Although strong performance and stringent accountability are necessary to save more lives, oversight must reflect the system’s realities to ensure regulatory improvements don’t occur at the expense of patient lives.
The final rule evaluates organ procurement organizations using two measures: donation rates and transplant rates. This framework effectively measures the success of the system as a whole instead of an organ procurement organization’s role in the donation process. It doesn’t recognize that these organizations have no control over transplant rates.
Organ procurement organizations can offer matched organs to transplant centers, but only the transplant center can decide whether it will accept them. In fact, although federal regulations insist that organ procurement organizations must recover more organs, they disincentivize transplant centers from accepting organs from medically complex donors. This has led to thousands of viable organs going unused each year.
Since the final rule was introduced, extensive research has revealed the metrics used to evaluate organ procurement organizations have numerous flaws. They do not account for differences in public health disparities between states. They rely on two-year-old data and measure these organizations using relative rankings — so that by definition, a fixed share of them will fall below the national median each cycle, regardless of performance improvements.

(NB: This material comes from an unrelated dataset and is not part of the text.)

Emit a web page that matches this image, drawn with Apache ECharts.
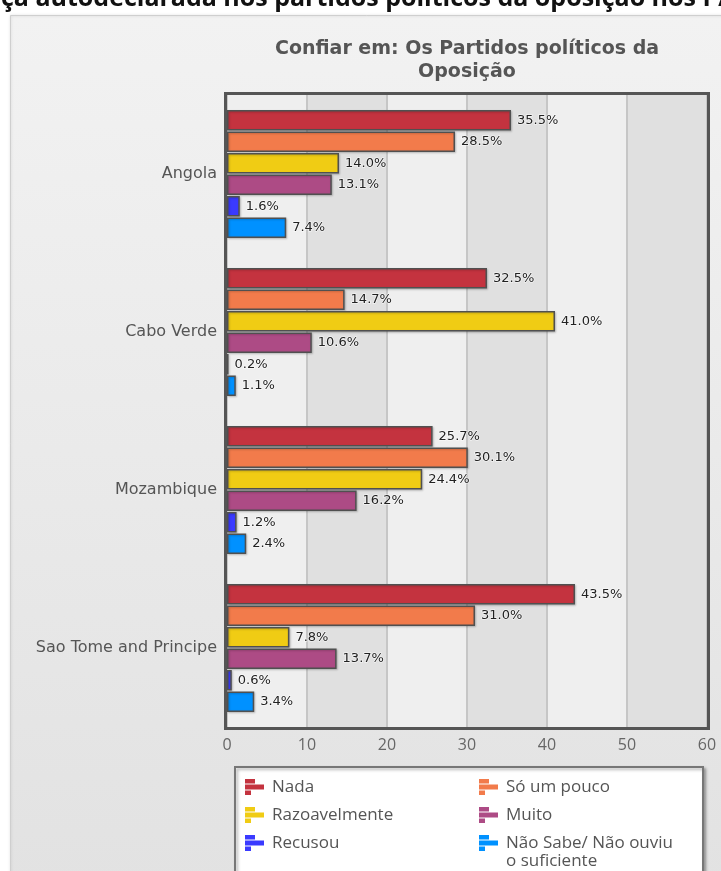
<!DOCTYPE html>
<html>
<head>
<meta charset="utf-8">
<style>
html,body{margin:0;padding:0;background:#fff;}
#chart{width:721px;height:871px;}
</style>
<script src="https://cdn.jsdelivr.net/npm/echarts@6/dist/echarts.min.js"></script>
</head>
<body>
<div id="chart"></div>
<script>
const categories = ['Angola', 'Cabo Verde', 'Mozambique', 'Sao Tome and Principe'];
const seriesNames = ['Nada', 'Só um pouco', 'Razoavelmente', 'Muito', 'Recusou', 'Não Sabe/ Não ouviu o suficiente'];
const nada = [35.5, 32.5, 25.7, 43.5];
const soUmPouco = [28.5, 14.7, 30.1, 31.0];
const razoavelmente = [14.0, 41.0, 24.4, 7.8];
const muito = [13.1, 10.6, 16.2, 13.7];
const recusou = [1.6, 0.2, 1.2, 0.6];
const naoSabe = [7.4, 1.1, 2.4, 3.4];
const xTicks = [0, 10, 20, 30, 40, 50, 60];
const titleText = 'Confiar em: Os Partidos políticos da\nOposição';
const pageHeading = 'ça autodeclarada nos partidos políticos da oposição nos PALOP';

const seriesValues = [nada, soUmPouco, razoavelmente, muito, recusou, naoSabe];
const colors = ['#c4333f', '#f27b4b', '#f0cc14', '#ad4b85', '#3a3aff', '#0091ff'];

const chart = echarts.init(document.getElementById('chart'));
const legendIcon = 'path://M0,0H10V4.5H0Z M0,5.5H19V10.5H0Z M0,11.5H6V16H0Z';

chart.setOption({
  animation: false,
  graphic: [
    {
      type: 'rect', z: -10, silent: true,
      shape: { x: 10.5, y: 15.5, width: 720, height: 870 },
      style: {
        fill: new echarts.graphic.LinearGradient(0, 0, 0, 1, [
          { offset: 0, color: '#f2f2f2' }, { offset: 1, color: '#e2e2e2' }
        ]),
        stroke: '#cfcfcf', lineWidth: 1,
        shadowColor: 'rgba(0,0,0,0.15)', shadowBlur: 3
      }
    },
    {
      type: 'rect', z: 5, silent: true,
      shape: { x: 225.5, y: 93.5, width: 483, height: 635 },
      style: { fill: 'none', stroke: '#555', lineWidth: 3 }
    },
    {
      type: 'text', z: 10, silent: true,
      style: {
        text: pageHeading, x: 1, y: 11, verticalAlign: 'bottom',
        font: 'bold 25px "Open Sans"', fill: '#111'
      }
    }
  ],
  title: {
    text: titleText,
    left: 462, top: 33, textAlign: 'center',
    textStyle: { fontFamily: '"DejaVu Sans"', fontWeight: 'bold', fontSize: 19, color: '#555', lineHeight: 23 }
  },
  grid: {
    left: 227, right: 14, top: 95, bottom: 144,
    show: false
  },
  xAxis: {
    type: 'value', min: 0, max: 60, interval: 10,
    axisLine: { show: false }, axisTick: { show: false },
    axisLabel: { margin: 10, color: '#666', fontSize: 16, fontFamily: '"Open Sans"',
      formatter: v => xTicks.includes(v) ? String(v) : '' },
    splitLine: { show: true, lineStyle: { color: '#c6c6c6', width: 2 } },
    splitArea: { show: true, areaStyle: { color: ['#efefef', '#e0e0e0'] } }
  },
  yAxis: {
    type: 'category', data: categories, inverse: true,
    axisLine: { show: false }, axisTick: { show: false },
    axisLabel: { margin: 10, color: '#555', fontSize: 16, fontFamily: '"DejaVu Sans"', padding: [5, 0, 0, 0] }
  },
  legend: {
    left: 235, top: 767, width: 460,
    orient: 'horizontal',
    padding: [11, 0, 40, 10],
    itemGap: 10, itemWidth: 19, itemHeight: 16,
    backgroundColor: '#fff', borderColor: '#777', borderWidth: 2,
    shadowColor: 'rgba(0,0,0,0.3)', shadowBlur: 3, shadowOffsetX: 2, shadowOffsetY: 2,
    icon: legendIcon,
    itemStyle: { borderWidth: 0 },
    textStyle: { color: '#555', fontSize: 17, fontFamily: '"Open Sans"', width: 197, lineHeight: 18, padding: [0, 0, 0, 3] },
    data: seriesNames,
    formatter: n => n === seriesNames[5] ? '\nNão Sabe/ Não ouviu\no suficiente' : n,
    selectedMode: false
  },
  series: seriesNames.map((name, i) => ({
    name: name,
    type: 'bar',
    data: seriesValues[i],
    barCategoryGap: '19%',
    barGap: '5%',
    itemStyle: {
      color: colors[i], borderColor: '#505050', borderWidth: 1.5,
      shadowColor: 'rgba(0,0,0,0.2)', shadowBlur: 2, shadowOffsetX: 1, shadowOffsetY: 1
    },
    label: {
      show: true, position: 'right', distance: 6,
      formatter: p => p.value.toFixed(1) + '%',
      color: '#222', fontSize: 13, fontFamily: '"DejaVu Sans"',
      textBorderColor: 'rgba(255,255,255,0.6)', textBorderWidth: 1.5
    }
  }))
});
</script>
</body>
</html>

This approach is unprecedented in federal healthcare quality programs, where providers are typically evaluated against objective benchmarks rather than against one another. Consequently, even high-performing organ procurement organizations may face decertification or competition simply because they fall below the median in a given cycle. This creates instability and undermines the very progress the policy is intended to promote.
The organ procurement organization final rule, if left unchanged, will result in fewer donors and more Americans dying while waiting for transplants. We cannot improve the system without accurately measuring it. This is too important to get wrong.
CMS must consider implementing a phased transition period that protects the system’s continuity while evaluating more comprehensive ways to measure organ procurement organizations’ performance. That way, the organizations and hospitals can continue saving lives.
Over the past year, organ procurement organizations have been supporting the development of independently validated metrics that provide a full picture of their performance. The project is led by Econometrica, Inc, a healthcare analytics firm. The new metrics are being built using CMS’s own framework to be scientifically sound. Implementing them will ensure system continuity and accountability while empowering organ procurement organizations to save more lives.
As discussions about reform continue, it is critical lawmakers have a clear understanding of how this intricate system operates. I urge every legislator to connect with their local organ procurement organization, observe the work they do, and learn about the complexities they navigate to make donation possible every day. CMS and Administrator Dr. Mehmet Oz were kind enough to meet with myself and other stakeholders to foster solutions. Constructive engagement like this is essential to ensuring that policy changes strengthen this life-saving system.
Federal lawmakers should proceed with caution. We have the world’s best donation and transplant system. Although there is always room for improvement, we must ensure changes don’t undo the progress that has allowed organ procurement organizations and hospitals to save over a million lives.
Dr. Larry Bucshon is a surgeon and former U.S. representative who championed the bipartisan Securing the Organ Procurement and Transplantation Network Act. Today he is a senior policy advisor at Holland & Knight, where he advocates on behalf of the Association of Organ Procurement Organizations.